▶ Objective:
Transcribe every line, keeping it exact.
··· Data rows
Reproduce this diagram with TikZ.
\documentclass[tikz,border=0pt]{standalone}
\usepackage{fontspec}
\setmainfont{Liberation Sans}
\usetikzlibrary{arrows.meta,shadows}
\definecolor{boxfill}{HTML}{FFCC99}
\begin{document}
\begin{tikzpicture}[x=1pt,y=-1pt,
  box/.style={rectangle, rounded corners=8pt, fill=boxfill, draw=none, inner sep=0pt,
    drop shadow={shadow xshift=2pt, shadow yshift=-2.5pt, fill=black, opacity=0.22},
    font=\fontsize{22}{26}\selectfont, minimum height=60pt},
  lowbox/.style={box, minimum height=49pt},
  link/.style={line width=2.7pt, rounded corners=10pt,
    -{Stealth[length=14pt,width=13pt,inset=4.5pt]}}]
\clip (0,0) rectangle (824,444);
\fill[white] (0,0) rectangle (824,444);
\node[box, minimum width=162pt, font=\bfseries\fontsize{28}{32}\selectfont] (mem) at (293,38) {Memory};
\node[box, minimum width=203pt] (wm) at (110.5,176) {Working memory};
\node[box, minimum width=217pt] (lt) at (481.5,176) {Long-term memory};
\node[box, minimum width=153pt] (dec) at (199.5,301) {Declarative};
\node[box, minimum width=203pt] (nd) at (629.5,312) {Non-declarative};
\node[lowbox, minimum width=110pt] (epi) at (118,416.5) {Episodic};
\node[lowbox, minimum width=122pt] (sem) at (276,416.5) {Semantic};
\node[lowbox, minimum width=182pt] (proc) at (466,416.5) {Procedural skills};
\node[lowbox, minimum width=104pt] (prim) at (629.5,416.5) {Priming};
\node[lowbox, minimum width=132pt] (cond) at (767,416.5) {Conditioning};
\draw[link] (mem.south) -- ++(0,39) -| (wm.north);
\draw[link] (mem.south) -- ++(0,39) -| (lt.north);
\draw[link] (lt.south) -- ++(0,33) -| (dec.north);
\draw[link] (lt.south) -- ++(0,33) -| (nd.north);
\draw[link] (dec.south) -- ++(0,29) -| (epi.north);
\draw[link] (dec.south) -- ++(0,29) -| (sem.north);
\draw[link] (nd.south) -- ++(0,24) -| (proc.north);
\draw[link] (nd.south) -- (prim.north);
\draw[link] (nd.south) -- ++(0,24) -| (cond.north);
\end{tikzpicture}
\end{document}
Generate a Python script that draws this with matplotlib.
······
▶ Solution:
Reproduce this diagram with TikZ.
\documentclass[tikz,border=0pt]{standalone}
\usepackage{fontspec}
\setmainfont{Liberation Sans}
\usetikzlibrary{arrows.meta,shadows}
\definecolor{boxfill}{HTML}{FFCC99}
\begin{document}
\begin{tikzpicture}[x=1pt,y=-1pt,
  box/.style={rectangle, rounded corners=8pt, fill=boxfill, draw=none, inner sep=0pt,
    drop shadow={shadow xshift=2pt, shadow yshift=-2.5pt, fill=black, opacity=0.22},
    font=\fontsize{22}{26}\selectfont, minimum height=60pt},
  lowbox/.style={box, minimum height=49pt},
  link/.style={line width=2.7pt, rounded corners=10pt,
    -{Stealth[length=14pt,width=13pt,inset=4.5pt]}}]
\clip (0,0) rectangle (824,444);
\fill[white] (0,0) rectangle (824,444);
\node[box, minimum width=162pt, font=\bfseries\fontsize{28}{32}\selectfont] (mem) at (293,38) {Memory};
\node[box, minimum width=203pt] (wm) at (110.5,176) {Working memory};
\node[box, minimum width=217pt] (lt) at (481.5,176) {Long-term memory};
\node[box, minimum width=153pt] (dec) at (199.5,301) {Declarative};
\node[box, minimum width=203pt] (nd) at (629.5,312) {Non-declarative};
\node[lowbox, minimum width=110pt] (epi) at (118,416.5) {Episodic};
\node[lowbox, minimum width=122pt] (sem) at (276,416.5) {Semantic};
\node[lowbox, minimum width=182pt] (proc) at (466,416.5) {Procedural skills};
\node[lowbox, minimum width=104pt] (prim) at (629.5,416.5) {Priming};
\node[lowbox, minimum width=132pt] (cond) at (767,416.5) {Conditioning};
\draw[link] (mem.south) -- ++(0,39) -| (wm.north);
\draw[link] (mem.south) -- ++(0,39) -| (lt.north);
\draw[link] (lt.south) -- ++(0,33) -| (dec.north);
\draw[link] (lt.south) -- ++(0,33) -| (nd.north);
\draw[link] (dec.south) -- ++(0,29) -| (epi.north);
\draw[link] (dec.south) -- ++(0,29) -| (sem.north);
\draw[link] (nd.south) -- ++(0,24) -| (proc.north);
\draw[link] (nd.south) -- (prim.north);
\draw[link] (nd.south) -- ++(0,24) -| (cond.north);
\end{tikzpicture}
\end{document}
Generate a Python script that draws this with matplotlib.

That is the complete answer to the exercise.